— begin —
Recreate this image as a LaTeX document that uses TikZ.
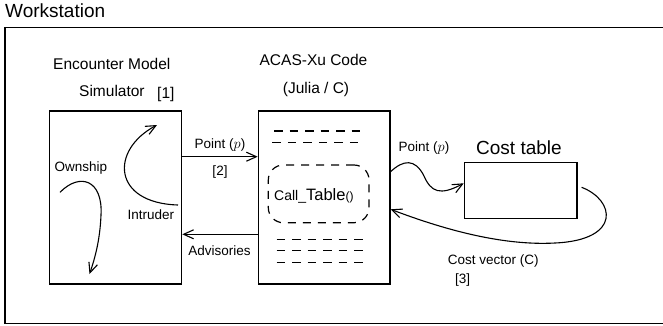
\documentclass[tikz,border=0pt]{standalone}
\usepackage{fontspec}
\setmainfont{Liberation Sans}
\usetikzlibrary{arrows.meta,calc}

\tikzset{
  box/.style={draw, line width=1.2pt, inner sep=0pt},
  txt/.style={inner sep=0pt, anchor=base west},
  txtc/.style={inner sep=0pt, anchor=base},
  big/.style={font=\fontsize{19}{22}\selectfont},
  mid/.style={font=\fontsize{15.5}{18}\selectfont},
  small/.style={font=\fontsize{13.5}{16}\selectfont},
  arr/.style={line width=1.1pt, -{Straight Barb[length=10pt,width=9pt]}},
  codeline/.style={line width=1.2pt, dash pattern=on 8.5pt off 7pt},
}

\begin{document}
\begin{tikzpicture}[x=1pt, y=-1pt]
\useasboundingbox (0,0) rectangle (663,325);

% workstation frame (runs off the right side)
\draw[line width=1.3pt] (670,27.7) -- (5,27.7) -- (5,323.3) -- (670,323.3);
\node[txt, big] (ws) at (5,17.3) {Workstation};

% encounter model simulator
\node[txt, mid] (simt1) at (53,69.5) {Encounter Model};
\node[txt, mid] (simt2) at (79,96.5) {Simulator};
\node[txt, mid] (ref1) at (157,98.4) {[1]};
\node[box, minimum width=132.4pt, minimum height=173pt] (sim) at (115.5,197.5) {};
\node[txt, small] (own) at (54.3,171.5) {Ownship};
\node[txt, small] (intr) at (127.3,219.3) {Intruder};

% ownship and intruder tracks
\coordinate (o0) at (60,192.3);
\coordinate (o1) at (101,215);
\coordinate (o2) at (89.5,274);
\draw[arr] (o0) .. controls (80,172) and (103,180) .. (o1)
                .. controls (100,240) and (95,258) .. (o2);
\coordinate (i0) at (178,205);
\coordinate (i1) at (157,125);
\draw[arr] (i0) .. controls (112,203) and (110,150) .. (i1);

% ACAS-Xu code block
\node[txtc, mid] (codet1) at (313.5,65.7) {ACAS-Xu Code};
\node[txtc, mid] (codet2) at (316,93.7) {(Julia / C)};
\node[box, minimum width=131.7pt, minimum height=173pt] (code) at (324.15,197.5) {};

% pseudo code lines
\draw[codeline] (274,131) -- (360,131);
\draw[codeline] (272.3,142.7) -- (358.3,142.7);
\draw[codeline] (276.7,239.3) -- (362.7,239.3);
\draw[codeline] (276.7,250.7) -- (362.7,250.7);
\draw[codeline] (276.7,262.3) -- (362.7,262.3);

% table call
\node[draw, line width=1.2pt, dash pattern=on 8pt off 7pt, rounded corners=15pt,
      minimum width=100.7pt, minimum height=57.7pt, inner sep=0pt] (call) at (318.65,193.85) {};
\node[txt] (callt) at (274,200)
  {\fontsize{14}{16}\selectfont Call\_\fontsize{16.5}{20}\selectfont Table\fontsize{12}{14}\selectfont ()};

% cost table
\node[txt, big] (ctt) at (476,154) {Cost table};
\node[box, minimum width=112.7pt, minimum height=56pt] (cost) at (520.65,190.3) {};

% simulator <-> code
\draw[arr] ([yshift=40.8pt]sim.east) -- ([yshift=40.8pt]code.west);
\node[txtc, small] (pt1) at (220,148.3) {Point ($p$)};
\node[txtc, small] (ref2) at (220,175) {[2]};
\draw[arr] ([yshift=-36.8pt]code.west) -- ([yshift=-36.8pt]sim.east);
\node[txtc, small] (adv) at (219.5,255.5) {Advisories};

% code <-> cost table
\draw[arr] ([yshift=25.8pt]code.east)
   .. controls (403,160) and (415,158) .. (424,176)
   .. controls (431,192) and (440,196) .. ([yshift=7pt]cost.west);
\node[txtc, small] (pt2) at (424,151.7) {Point ($p$)};
\draw[arr] ([xshift=4pt,yshift=3pt]cost.east)
   .. controls (615,200) and (622,240) .. (555,243)
   .. controls (500,246) and (440,228) .. ([yshift=-11.8pt]code.east);
\node[txt, small] (cv) at (447.7,264) {Cost vector ($\mathrm{C}$)};
\node[txt, small] (ref3) at (455,283) {[3]};
\end{tikzpicture}
\end{document}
— end —
Restate only the lines running from the start of the material above through the line containing "minimum width=131.7pt, minimum", ends included. No pictures.

Recreate this image as a LaTeX document that uses TikZ.
\documentclass[tikz,border=0pt]{standalone}
\usepackage{fontspec}
\setmainfont{Liberation Sans}
\usetikzlibrary{arrows.meta,calc}

\tikzset{
  box/.style={draw, line width=1.2pt, inner sep=0pt},
  txt/.style={inner sep=0pt, anchor=base west},
  txtc/.style={inner sep=0pt, anchor=base},
  big/.style={font=\fontsize{19}{22}\selectfont},
  mid/.style={font=\fontsize{15.5}{18}\selectfont},
  small/.style={font=\fontsize{13.5}{16}\selectfont},
  arr/.style={line width=1.1pt, -{Straight Barb[length=10pt,width=9pt]}},
  codeline/.style={line width=1.2pt, dash pattern=on 8.5pt off 7pt},
}

\begin{document}
\begin{tikzpicture}[x=1pt, y=-1pt]
\useasboundingbox (0,0) rectangle (663,325);

% workstation frame (runs off the right side)
\draw[line width=1.3pt] (670,27.7) -- (5,27.7) -- (5,323.3) -- (670,323.3);
\node[txt, big] (ws) at (5,17.3) {Workstation};

% encounter model simulator
\node[txt, mid] (simt1) at (53,69.5) {Encounter Model};
\node[txt, mid] (simt2) at (79,96.5) {Simulator};
\node[txt, mid] (ref1) at (157,98.4) {[1]};
\node[box, minimum width=132.4pt, minimum height=173pt] (sim) at (115.5,197.5) {};
\node[txt, small] (own) at (54.3,171.5) {Ownship};
\node[txt, small] (intr) at (127.3,219.3) {Intruder};

% ownship and intruder tracks
\coordinate (o0) at (60,192.3);
\coordinate (o1) at (101,215);
\coordinate (o2) at (89.5,274);
\draw[arr] (o0) .. controls (80,172) and (103,180) .. (o1)
                .. controls (100,240) and (95,258) .. (o2);
\coordinate (i0) at (178,205);
\coordinate (i1) at (157,125);
\draw[arr] (i0) .. controls (112,203) and (110,150) .. (i1);

% ACAS-Xu code block
\node[txtc, mid] (codet1) at (313.5,65.7) {ACAS-Xu Code};
\node[txtc, mid] (codet2) at (316,93.7) {(Julia / C)};
\node[box, minimum width=131.7pt, minimum height=173pt] (code) at (324.15,197.5) {};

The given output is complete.